Ana Iris Simón publica columna y sube el pan. Es decir la criatura “esta boca es mía” y se llena Twitter de la bilis de activistas transexuales con columna, creativos malasañeros de piso interior compartido, PAS cuarentones a sueldo de los padres, cantautores concienciados con problemas de hace 50 años, adelantados a su tiempo si hubiesen nacido en los 60, aspirantes a Carrie Bradshaw dospuntocero sin Manolos ni talento, coléricas esquizofeministas poliamorosas, tahúres de la retórica en 280 caracteres, aliados de saldo con Fanta en el bolsillo.

Como diría Sabina, estaban todos menos tú.

La última gran ofensa de Ana Iris ha sido hablar de sus amigos y decir que son los mismos que tenía en el instituto. Hereje. Pero en realidad daría igual de lo que hablase, porque lo que molesta de Ana Iris es otra cosa.

No es lo que dice, que es lo mismo que podría decir cualquiera. Es cómo lo dice. Porque no lloriquea ni se autocompadece. No se pone victoriana, ni pide las sales, ni esputa odio y rencor por los rincones con la manita en la frente. No señala a Los Otros como culpables de todos sus males.

Y la felicidad, por mínima que sea, o la ausencia de afligimiento ostentoso en su defecto, es la kryptonita de los que no tienen otro mérito que su imagen de buenísimas personas, el woke de manual. Es un vade retro me, satana en los morros de los hiperconcienciados con la causa justa de moda. Porque no se puede instrumentalizar, no es moralmente rentable para el profesional del activismo constante.

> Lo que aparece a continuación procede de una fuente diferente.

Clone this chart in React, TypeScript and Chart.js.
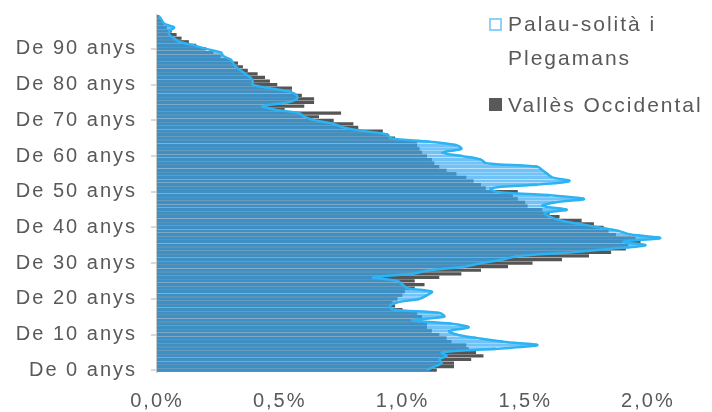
import React, { useEffect, useRef } from 'react';
import { Chart, registerables } from 'chart.js';

Chart.register(...registerables);

// Categories: single years of age, 0..99
const ages: number[] = Array.from({ length: 100 }, (_, i) => i);
const ageLabels: string[] = ages.map((a) => `De ${a} anys`);

// Share of population (%) by single year of age
const palau: number[] = [
  1.10, 1.13, 1.16, 1.15, 1.18, 1.16, 1.38, 1.55, 1.41, 1.30,
  1.22, 1.19, 1.27, 1.20, 1.04, 1.17, 1.15, 0.96, 0.95, 0.98,
  1.07, 1.10, 1.12, 1.02, 1.00, 0.98, 0.88, 1.04, 1.11, 1.25,
  1.32, 1.41, 1.47, 1.68, 1.85, 1.99, 1.90, 2.05, 1.93, 1.88,
  1.80, 1.72, 1.64, 1.60, 1.58, 1.67, 1.57, 1.62, 1.74, 1.60,
  1.38, 1.36, 1.55, 1.68, 1.61, 1.59, 1.57, 1.55, 1.34, 1.32,
  1.24, 1.16, 1.24, 1.22, 1.11, 0.95, 0.94, 0.84, 0.76, 0.72,
  0.64, 0.60, 0.58, 0.48, 0.43, 0.53, 0.57, 0.57, 0.54, 0.46,
  0.39, 0.39, 0.38, 0.36, 0.34, 0.32, 0.31, 0.30, 0.27, 0.26,
  0.20, 0.15, 0.09, 0.07, 0.05, 0.05, 0.07, 0.03, 0.02, 0.01,
];

const valles: number[] = [
  1.14, 1.21, 1.21, 1.28, 1.33, 1.30, 1.27, 1.26, 1.20, 1.18,
  1.15, 1.12, 1.10, 1.10, 1.08, 1.08, 1.06, 1.00, 0.97, 0.96,
  0.98, 1.00, 1.01, 1.05, 1.09, 1.05, 1.15, 1.24, 1.32, 1.43,
  1.53, 1.65, 1.76, 1.85, 1.91, 1.92, 1.97, 1.95, 1.87, 1.84,
  1.82, 1.78, 1.73, 1.64, 1.60, 1.57, 1.51, 1.50, 1.47, 1.45,
  1.47, 1.34, 1.32, 1.29, 1.26, 1.22, 1.18, 1.15, 1.13, 1.12,
  1.10, 1.08, 1.07, 1.06, 1.06, 0.97, 0.94, 0.92, 0.82, 0.80,
  0.72, 0.66, 0.75, 0.52, 0.60, 0.64, 0.64, 0.59, 0.55, 0.55,
  0.49, 0.46, 0.44, 0.41, 0.37, 0.35, 0.33, 0.30, 0.26, 0.23,
  0.20, 0.16, 0.13, 0.10, 0.08, 0.06, 0.04, 0.03, 0.02, 0.01,
];

const xTickValues: number[] = [0, 0.5, 1.0, 1.5, 2.0];
const yLabelEvery = 10;

const seriesNames = ['Palau-solità i Plegamans', 'Vallès Occidental'];

const FONT = "'Liberation Sans', Arial, sans-serif";
const TEXT = '#595959';

const spacingPlugin = {
  id: 'letterSpacing',
  beforeDraw(chart: any) {
    chart.ctx.letterSpacing = '2px';
  },
  afterDraw(chart: any) {
    chart.ctx.letterSpacing = '0px';
  },
};

export default function App() {
  const ref = useRef<HTMLCanvasElement | null>(null);

  useEffect(() => {
    const canvas = ref.current;
    if (!canvas) return;
    const chart = new Chart(canvas, {
      data: {
        labels: ageLabels,
        datasets: [
          {
            type: 'line',
            label: seriesNames[0] + ' (línia)',
            data: palau,
            borderColor: '#2bb3f3',
            borderWidth: 2.5,
            pointRadius: 0,
            tension: 0.35,
            fill: false,
            order: 0,
          } as any,
          {
            type: 'bar',
            label: seriesNames[0],
            data: palau,
            backgroundColor: 'rgba(51,168,244,0.7)',
            borderWidth: 0,
            grouped: false,
            barPercentage: 0.9,
            categoryPercentage: 1,
            order: 1,
          } as any,
          {
            type: 'bar',
            label: seriesNames[1],
            data: valles,
            backgroundColor: '#555555',
            borderWidth: 0,
            grouped: false,
            barPercentage: 0.9,
            categoryPercentage: 1,
            order: 2,
          } as any,
        ],
      },
      options: {
        indexAxis: 'y',
        responsive: false,
        animation: false,
        layout: { padding: { top: 15, right: 15, left: 0, bottom: 0 } },
        plugins: {
          legend: { display: false },
          tooltip: { enabled: false },
        },
        scales: {
          x: {
            type: 'linear',
            min: 0,
            max: 2.2,
            afterBuildTicks: (scale: any) => {
              scale.ticks = xTickValues.map((v) => ({ value: v }));
            },
            afterFit: (scale: any) => {
              scale.height = 40;
              scale.paddingLeft = 0;
              scale.paddingRight = 0;
            },
            grid: { display: false, drawTicks: false },
            border: { display: false },
            ticks: {
              padding: 17,
              color: TEXT,
              font: { family: FONT, size: 20 },
              callback: (v: any) => Number(v).toFixed(1).replace('.', ',') + '%',
            },
          },
          y: {
            type: 'category',
            reverse: true,
            afterFit: (scale: any) => {
              scale.width = 157;
              scale.paddingTop = 0;
              scale.paddingBottom = 0;
            },
            grid: {
              offset: false,
              drawOnChartArea: false,
              drawTicks: true,
              tickLength: 6,
              lineWidth: 2,
              color: (ctx: any) => (ctx.index % yLabelEvery === 0 ? '#d9d9d9' : 'rgba(0,0,0,0)'),
            },
            border: { display: true, color: '#c8c8c8', width: 1.5 },
            ticks: {
              autoSkip: false,
              padding: 14,
              color: TEXT,
              font: { family: FONT, size: 20 },
              callback: (_v: any, i: number) => (i % yLabelEvery === 0 ? ageLabels[i] : ''),
            },
          },
        },
      } as any,
      plugins: [spacingPlugin],
    });
    return () => chart.destroy();
  }, []);

  const legendText: React.CSSProperties = {
    position: 'absolute',
    left: 508,
    fontFamily: FONT,
    fontSize: 21,
    lineHeight: '34px',
    letterSpacing: '2px',
    color: TEXT,
    width: 204,
    whiteSpace: 'normal',
  };

  return (
    <div style={{ position: 'absolute', left: 0, top: 0, width: 712, height: 412, background: '#fff', overflow: 'hidden' }}>
      <canvas ref={ref} width={712} height={412} style={{ width: 712, height: 412, display: 'block' }} />
      <div style={{ position: 'absolute', left: 489, top: 18, width: 9, height: 9, border: '2px solid #8fd0f5', background: '#fff' }} />
      <div style={{ ...legendText, top: 7 }}>{seriesNames[0]}</div>
      <div style={{ position: 'absolute', left: 489, top: 98, width: 13, height: 13, background: '#595959' }} />
      <div style={{ ...legendText, top: 88 }}>{seriesNames[1]}</div>
    </div>
  );
}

Ana Iris lo tenía todo, la chiquilla, para ser musa de esta izquierda progre (que Elvira Lindo me perdone), adanista y tuitiva, tan solidaria. Es mujer, minipunto por colectivo oprimido. De la España vacía, minipunto por discriminación territorial. Familia de feriantes, minipunto por sufrir clasismo. Hija de divorciados, minipunto por traumita en la infancia. Dos ERE a sus espaldas y sin trabajo fijo, minipunto por víctima del capitalismo. Si es que sólo le faltaba un lesbianismo y una intolerancia alimentaria para ser perfecta.

Pero va la tía y se desmarca con un libro que es una fiesta más que una feria. Y artículos en los que se muestra orgullosa de sus raíces, feliz por sus logros y por los de los suyos, con la nostalgia luminosa de los recuerdos felices, generosa y rumbosa. Y se planta con todo el salero delante de quien haga falta, un Pedro Sánchez cualquiera, para ser incómoda y exponer sus ideas con la frente bien alta, sin sentirse ni presentarse como víctima de nada, sin pedir que nadie la salve. Abajo la impostura y la afectación.

Podría haber escrito un Feria oscuro desde la autocompasión y la rabia, señalando a los privilegiados y al capitalismo como causantes de todos sus males. A los hombres y a la derecha (perdón, ultraderecha), de cada plan vital fallido. Y ahora sería referente del buenismo y estaríamos viendo a los que cada semana la menosprecian y señalan jaleándola y gritándole “olé, olé y olé”.

Podría, incluso, ante esos ataques casi patológicos, reaccionar, en lugar de con delicioso humor y calma, diciendo que son por ser mujer, que es violencia machista. He visto hacerlo por menos, lo juro (no doy nombres porque soy muy discreta y porque a Isabel Calderón Peces-Barba no la conozco de nada). 

En la era de la emocionalidad exacerbada, del griterío afectado y la autoindulgencia del clíquiti calmaconciencias, Ana Iris Simón es una anomalía imprescindible, desquiciante para los acomodados en el único lado moralmente legítimo de la historia. No se le perdona que, aún estando en la izquierda y con ideas de izquierdas, no se haya plegado, sumisa y zalamera, a los modos victimistas ni al discurso revanchista de un segmento ideológico, pazguato y tontaina, llorica y tardoadolescente, que ha secuestrado el término izquierda convirtiéndolo en algo meramente nominativo. A años luz el ideal del método. Poco nos pasa.